→ Task prompt
Without the pictures, repeat the listing character for character.

→ Supplied information
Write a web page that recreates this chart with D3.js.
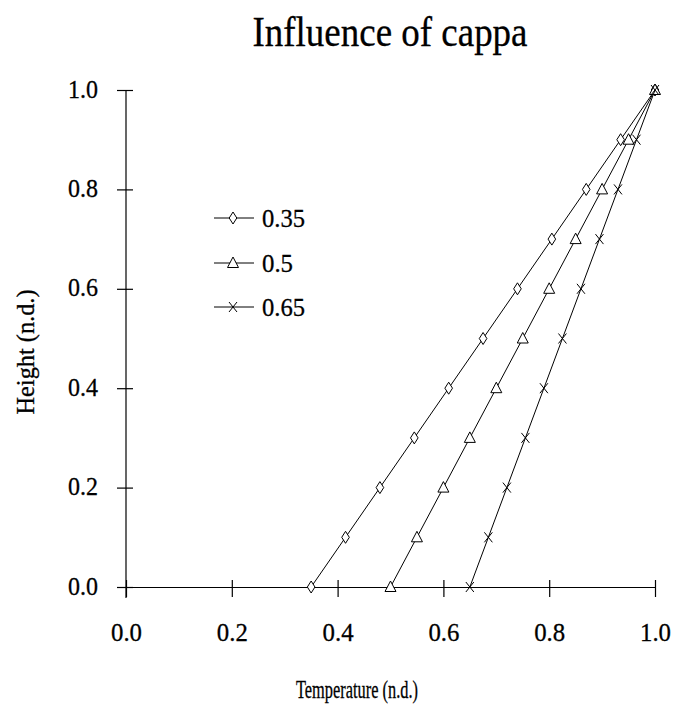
<!DOCTYPE html>
<html>
<head>
<meta charset="utf-8">
<script src="https://cdn.jsdelivr.net/npm/d3@7"></script>
<style>
  body { margin: 0; background: #fff; }
  text { font-family: "Liberation Serif", "Times New Roman", serif; fill: #000; stroke: #000; stroke-width: 0.3; }
</style>
</head>
<body>
<div id="chart"></div>
<script>
// data
const heights = [0, 0.1, 0.2, 0.3, 0.4, 0.5, 0.6, 0.7, 0.8, 0.9, 1.0];
const temp035 = [0.35, 0.415, 0.48, 0.545, 0.61, 0.675, 0.74, 0.805, 0.87, 0.935, 1.0];
const temp050 = [0.5, 0.55, 0.6, 0.65, 0.7, 0.75, 0.8, 0.85, 0.9, 0.95, 1.0];
const temp065 = [0.65, 0.685, 0.72, 0.755, 0.79, 0.825, 0.86, 0.895, 0.93, 0.965, 1.0];
const seriesNames = ["0.35", "0.5", "0.65"];
const markers = ["diamond", "triangle", "cross"];
const tickValues = [0, 0.2, 0.4, 0.6, 0.8, 1.0];

const width = 673, height = 722;
const margin = {left: 126, right: 18, top: 90, bottom: 135};

const svg = d3.select("#chart")
  .append("svg")
  .attr("width", width)
  .attr("height", height);

const x = d3.scaleLinear().domain([0, 1]).range([margin.left, width - margin.right]);
const y = d3.scaleLinear().domain([0, 1]).range([height - margin.bottom, margin.top]);

const fmt = d3.format(".1f");

// axes: ticks cross the axis line
const xAxis = svg.append("g")
  .attr("transform", `translate(0,${y(0)})`)
  .call(d3.axisBottom(x).tickValues(tickValues).tickFormat(fmt)
    .tickSizeInner(10).tickSizeOuter(0).tickPadding(0));
xAxis.selectAll(".tick line").attr("y1", -7);
xAxis.selectAll(".tick text")
  .attr("dy", null).attr("y", 54)
  .attr("font-size", 26).attr("font-family", "Liberation Serif")
  .attr("textLength", 31).attr("lengthAdjust", "spacingAndGlyphs");

const yAxis = svg.append("g")
  .attr("transform", `translate(${x(0)},0)`)
  .call(d3.axisLeft(y).tickValues(tickValues).tickFormat(fmt)
    .tickSizeInner(9).tickSizeOuter(0).tickPadding(19));
yAxis.selectAll(".tick line").attr("x1", 7);
yAxis.selectAll(".tick text")
  .attr("dy", null).attr("y", 7)
  .attr("font-size", 26).attr("font-family", "Liberation Serif")
  .attr("textLength", 30).attr("lengthAdjust", "spacingAndGlyphs");
yAxis.select(".domain").attr("d", `M0,${y(1)}V${y(0) + 11}`);
svg.selectAll(".domain, .tick line").attr("stroke", "#000").attr("stroke-width", 1.2);

// marker shapes
function drawMarker(g, type) {
  if (type === "diamond") {
    g.append("path").attr("d", "M0,-6L3.8,0L0,6L-3.8,0Z")
      .attr("fill", "#fff").attr("stroke", "#000");
  } else if (type === "triangle") {
    g.append("path").attr("d", "M0,-6L5.5,4.5L-5.5,4.5Z")
      .attr("fill", "#fff").attr("stroke", "#000");
  } else {
    g.append("path").attr("d", "M-4,-5L4,5M4,-5L-4,5")
      .attr("stroke", "#000");
  }
}

const series = [temp035, temp050, temp065];
const line = d3.line()
  .x(d => x(d[0]))
  .y(d => y(d[1]));

series.forEach((vals, i) => {
  const pts = vals.map((v, j) => [v, heights[j]]);
  svg.append("path")
    .datum(pts)
    .attr("d", line)
    .attr("fill", "none")
    .attr("stroke", "#000")
    .attr("stroke-width", 1);
  pts.forEach(p => {
    const g = svg.append("g").attr("transform", `translate(${x(p[0])},${y(p[1])})`);
    drawMarker(g, markers[i]);
  });
});

// legend
const legendY = [218, 263, 307];
const legendLen = [43, 31, 43];
seriesNames.forEach((name, i) => {
  const g = svg.append("g").attr("transform", `translate(214,${legendY[i]})`);
  g.append("line").attr("x1", 0).attr("x2", 40).attr("stroke", "#000");
  const m = g.append("g").attr("transform", "translate(19,0)");
  drawMarker(m, markers[i]);
  g.append("text").attr("x", 48).attr("y", 9).attr("font-size", 26)
    .attr("textLength", legendLen[i]).attr("lengthAdjust", "spacingAndGlyphs")
    .text(name);
});

// titles
svg.append("text")
  .attr("x", 390).attr("y", 46)
  .attr("text-anchor", "middle")
  .attr("font-size", 42)
  .attr("textLength", 275).attr("lengthAdjust", "spacingAndGlyphs")
  .text("Influence of cappa");

svg.append("text")
  .attr("x", 357).attr("y", 698)
  .attr("text-anchor", "middle")
  .attr("font-size", 25)
  .attr("textLength", 122).attr("lengthAdjust", "spacingAndGlyphs")
  .text("Temperature (n.d.)");

svg.append("text")
  .attr("transform", "translate(34,352) rotate(-90)")
  .attr("text-anchor", "middle")
  .attr("font-size", 25)
  .attr("textLength", 125).attr("lengthAdjust", "spacingAndGlyphs")
  .text("Height (n.d.)");
</script>
</body>
</html>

→ Task output
Write a web page that recreates this chart with D3.js.
<!DOCTYPE html>
<html>
<head>
<meta charset="utf-8">
<script src="https://cdn.jsdelivr.net/npm/d3@7"></script>
<style>
  body { margin: 0; background: #fff; }
  text { font-family: "Liberation Serif", "Times New Roman", serif; fill: #000; stroke: #000; stroke-width: 0.3; }
</style>
</head>
<body>
<div id="chart"></div>
<script>
// data
const heights = [0, 0.1, 0.2, 0.3, 0.4, 0.5, 0.6, 0.7, 0.8, 0.9, 1.0];
const temp035 = [0.35, 0.415, 0.48, 0.545, 0.61, 0.675, 0.74, 0.805, 0.87, 0.935, 1.0];
const temp050 = [0.5, 0.55, 0.6, 0.65, 0.7, 0.75, 0.8, 0.85, 0.9, 0.95, 1.0];
const temp065 = [0.65, 0.685, 0.72, 0.755, 0.79, 0.825, 0.86, 0.895, 0.93, 0.965, 1.0];
const seriesNames = ["0.35", "0.5", "0.65"];
const markers = ["diamond", "triangle", "cross"];
const tickValues = [0, 0.2, 0.4, 0.6, 0.8, 1.0];

const width = 673, height = 722;
const margin = {left: 126, right: 18, top: 90, bottom: 135};

const svg = d3.select("#chart")
  .append("svg")
  .attr("width", width)
  .attr("height", height);

const x = d3.scaleLinear().domain([0, 1]).range([margin.left, width - margin.right]);
const y = d3.scaleLinear().domain([0, 1]).range([height - margin.bottom, margin.top]);

const fmt = d3.format(".1f");

// axes: ticks cross the axis line
const xAxis = svg.append("g")
  .attr("transform", `translate(0,${y(0)})`)
  .call(d3.axisBottom(x).tickValues(tickValues).tickFormat(fmt)
    .tickSizeInner(10).tickSizeOuter(0).tickPadding(0));
xAxis.selectAll(".tick line").attr("y1", -7);
xAxis.selectAll(".tick text")
  .attr("dy", null).attr("y", 54)
  .attr("font-size", 26).attr("font-family", "Liberation Serif")
  .attr("textLength", 31).attr("lengthAdjust", "spacingAndGlyphs");

const yAxis = svg.append("g")
  .attr("transform", `translate(${x(0)},0)`)
  .call(d3.axisLeft(y).tickValues(tickValues).tickFormat(fmt)
    .tickSizeInner(9).tickSizeOuter(0).tickPadding(19));
yAxis.selectAll(".tick line").attr("x1", 7);
yAxis.selectAll(".tick text")
  .attr("dy", null).attr("y", 7)
  .attr("font-size", 26).attr("font-family", "Liberation Serif")
  .attr("textLength", 30).attr("lengthAdjust", "spacingAndGlyphs");
yAxis.select(".domain").attr("d", `M0,${y(1)}V${y(0) + 11}`);
svg.selectAll(".domain, .tick line").attr("stroke", "#000").attr("stroke-width", 1.2);

// marker shapes
function drawMarker(g, type) {
  if (type === "diamond") {
    g.append("path").attr("d", "M0,-6L3.8,0L0,6L-3.8,0Z")
      .attr("fill", "#fff").attr("stroke", "#000");
  } else if (type === "triangle") {
    g.append("path").attr("d", "M0,-6L5.5,4.5L-5.5,4.5Z")
      .attr("fill", "#fff").attr("stroke", "#000");
  } else {
    g.append("path").attr("d", "M-4,-5L4,5M4,-5L-4,5")
      .attr("stroke", "#000");
  }
}

const series = [temp035, temp050, temp065];
const line = d3.line()
  .x(d => x(d[0]))
  .y(d => y(d[1]));

series.forEach((vals, i) => {
  const pts = vals.map((v, j) => [v, heights[j]]);
  svg.append("path")
    .datum(pts)
    .attr("d", line)
    .attr("fill", "none")
    .attr("stroke", "#000")
    .attr("stroke-width", 1);
  pts.forEach(p => {
    const g = svg.append("g").attr("transform", `translate(${x(p[0])},${y(p[1])})`);
    drawMarker(g, markers[i]);
  });
});

// legend
const legendY = [218, 263, 307];
const legendLen = [43, 31, 43];
seriesNames.forEach((name, i) => {
  const g = svg.append("g").attr("transform", `translate(214,${legendY[i]})`);
  g.append("line").attr("x1", 0).attr("x2", 40).attr("stroke", "#000");
  const m = g.append("g").attr("transform", "translate(19,0)");
  drawMarker(m, markers[i]);
  g.append("text").attr("x", 48).attr("y", 9).attr("font-size", 26)
    .attr("textLength", legendLen[i]).attr("lengthAdjust", "spacingAndGlyphs")
    .text(name);
});

// titles
svg.append("text")
  .attr("x", 390).attr("y", 46)
  .attr("text-anchor", "middle")
  .attr("font-size", 42)
  .attr("textLength", 275).attr("lengthAdjust", "spacingAndGlyphs")
  .text("Influence of cappa");

svg.append("text")
  .attr("x", 357).attr("y", 698)
  .attr("text-anchor", "middle")
  .attr("font-size", 25)
  .attr("textLength", 122).attr("lengthAdjust", "spacingAndGlyphs")
  .text("Temperature (n.d.)");

svg.append("text")
  .attr("transform", "translate(34,352) rotate(-90)")
  .attr("text-anchor", "middle")
  .attr("font-size", 25)
  .attr("textLength", 125).attr("lengthAdjust", "spacingAndGlyphs")
  .text("Height (n.d.)");
</script>
</body>
</html>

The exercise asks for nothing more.